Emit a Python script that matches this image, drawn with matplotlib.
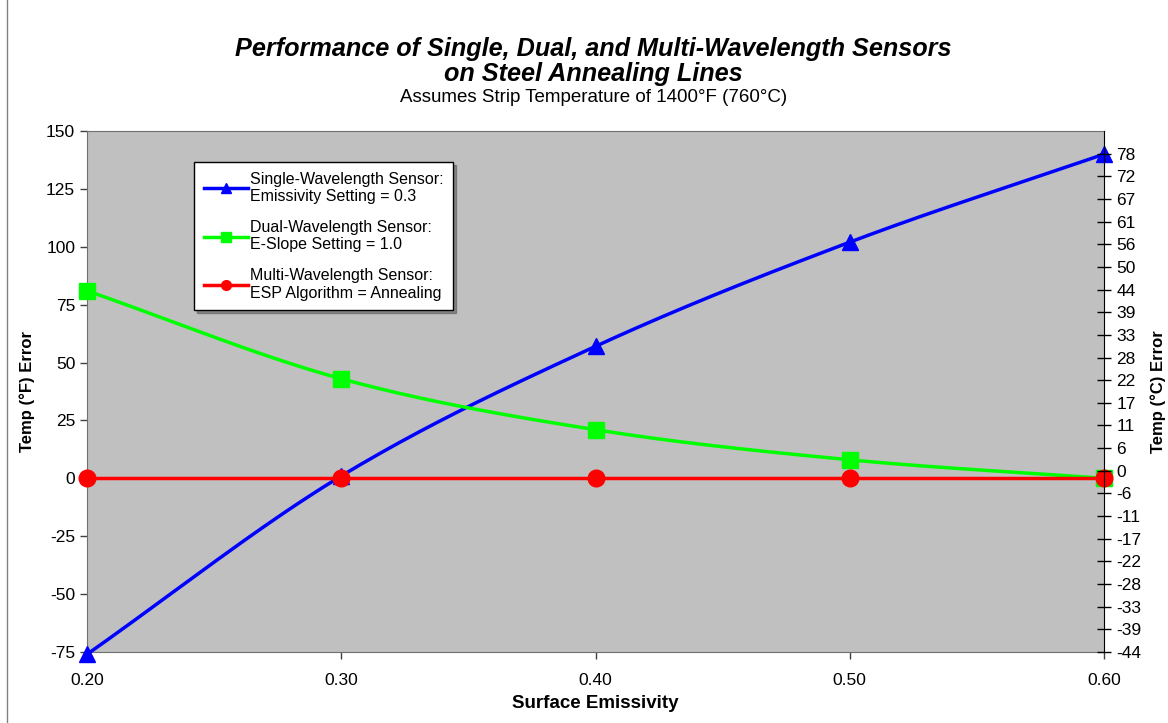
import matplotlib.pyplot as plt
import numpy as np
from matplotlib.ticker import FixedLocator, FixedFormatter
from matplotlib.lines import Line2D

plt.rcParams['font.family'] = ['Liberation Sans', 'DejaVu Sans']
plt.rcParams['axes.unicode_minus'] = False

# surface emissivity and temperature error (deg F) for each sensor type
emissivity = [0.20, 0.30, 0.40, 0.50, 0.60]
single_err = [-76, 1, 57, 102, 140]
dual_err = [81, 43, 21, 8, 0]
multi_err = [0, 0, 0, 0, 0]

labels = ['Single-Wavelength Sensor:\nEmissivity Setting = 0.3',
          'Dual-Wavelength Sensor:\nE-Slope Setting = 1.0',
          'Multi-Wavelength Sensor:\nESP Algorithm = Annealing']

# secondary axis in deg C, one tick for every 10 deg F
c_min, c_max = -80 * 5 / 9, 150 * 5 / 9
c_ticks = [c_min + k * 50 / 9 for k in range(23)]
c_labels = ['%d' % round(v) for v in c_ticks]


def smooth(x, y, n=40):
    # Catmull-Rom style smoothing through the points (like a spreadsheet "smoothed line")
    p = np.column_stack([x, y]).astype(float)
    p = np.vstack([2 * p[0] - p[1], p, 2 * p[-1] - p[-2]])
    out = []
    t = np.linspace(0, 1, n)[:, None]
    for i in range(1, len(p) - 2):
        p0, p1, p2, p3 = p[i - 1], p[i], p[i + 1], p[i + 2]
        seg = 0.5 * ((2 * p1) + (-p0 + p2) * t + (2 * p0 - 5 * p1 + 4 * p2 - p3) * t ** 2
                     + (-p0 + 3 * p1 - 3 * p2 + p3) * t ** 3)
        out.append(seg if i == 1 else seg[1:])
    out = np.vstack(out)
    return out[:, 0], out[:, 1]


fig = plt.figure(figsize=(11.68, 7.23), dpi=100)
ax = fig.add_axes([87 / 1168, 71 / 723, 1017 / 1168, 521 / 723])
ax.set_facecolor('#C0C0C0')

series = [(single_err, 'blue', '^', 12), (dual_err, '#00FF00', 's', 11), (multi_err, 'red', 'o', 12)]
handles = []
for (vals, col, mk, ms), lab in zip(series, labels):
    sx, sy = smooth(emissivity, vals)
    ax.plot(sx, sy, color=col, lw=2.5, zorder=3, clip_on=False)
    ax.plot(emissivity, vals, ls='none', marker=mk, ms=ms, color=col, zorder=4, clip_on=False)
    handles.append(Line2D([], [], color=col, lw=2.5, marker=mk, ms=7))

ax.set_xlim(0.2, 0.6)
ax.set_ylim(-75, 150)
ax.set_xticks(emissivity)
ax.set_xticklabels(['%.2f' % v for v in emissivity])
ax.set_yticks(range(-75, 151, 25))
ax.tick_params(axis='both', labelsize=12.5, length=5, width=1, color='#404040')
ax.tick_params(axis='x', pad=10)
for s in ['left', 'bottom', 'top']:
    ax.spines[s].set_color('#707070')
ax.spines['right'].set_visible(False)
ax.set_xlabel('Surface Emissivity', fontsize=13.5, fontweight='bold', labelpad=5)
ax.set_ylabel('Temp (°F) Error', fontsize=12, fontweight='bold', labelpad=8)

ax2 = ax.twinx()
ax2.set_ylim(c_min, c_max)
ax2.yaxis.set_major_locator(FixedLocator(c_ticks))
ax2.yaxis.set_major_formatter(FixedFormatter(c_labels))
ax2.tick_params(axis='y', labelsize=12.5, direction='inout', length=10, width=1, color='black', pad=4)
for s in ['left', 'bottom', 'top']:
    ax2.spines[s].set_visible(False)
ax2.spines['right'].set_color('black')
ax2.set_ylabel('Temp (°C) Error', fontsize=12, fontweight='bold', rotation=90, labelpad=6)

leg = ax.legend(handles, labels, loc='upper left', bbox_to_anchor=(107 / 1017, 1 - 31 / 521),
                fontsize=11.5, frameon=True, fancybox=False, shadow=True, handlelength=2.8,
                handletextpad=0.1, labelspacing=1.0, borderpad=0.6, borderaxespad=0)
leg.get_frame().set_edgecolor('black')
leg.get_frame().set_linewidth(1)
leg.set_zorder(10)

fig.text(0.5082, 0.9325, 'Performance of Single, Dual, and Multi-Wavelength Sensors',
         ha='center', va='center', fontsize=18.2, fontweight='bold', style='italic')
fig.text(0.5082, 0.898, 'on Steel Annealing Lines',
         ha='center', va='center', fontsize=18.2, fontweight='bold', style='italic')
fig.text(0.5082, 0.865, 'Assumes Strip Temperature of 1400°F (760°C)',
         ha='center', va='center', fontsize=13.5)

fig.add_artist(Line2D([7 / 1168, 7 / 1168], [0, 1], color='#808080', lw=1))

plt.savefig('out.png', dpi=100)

EXERCISE AIM — From the first line of the listing above, repeat every line through the one holding "plt.rcParams['axes.unicode_minus'] = False". Both ends count, and pictures stay out.

CORRECT OUTPUT —
Emit a Python script that matches this image, drawn with matplotlib.
import matplotlib.pyplot as plt
import numpy as np
from matplotlib.ticker import FixedLocator, FixedFormatter
from matplotlib.lines import Line2D

plt.rcParams['font.family'] = ['Liberation Sans', 'DejaVu Sans']
plt.rcParams['axes.unicode_minus'] = False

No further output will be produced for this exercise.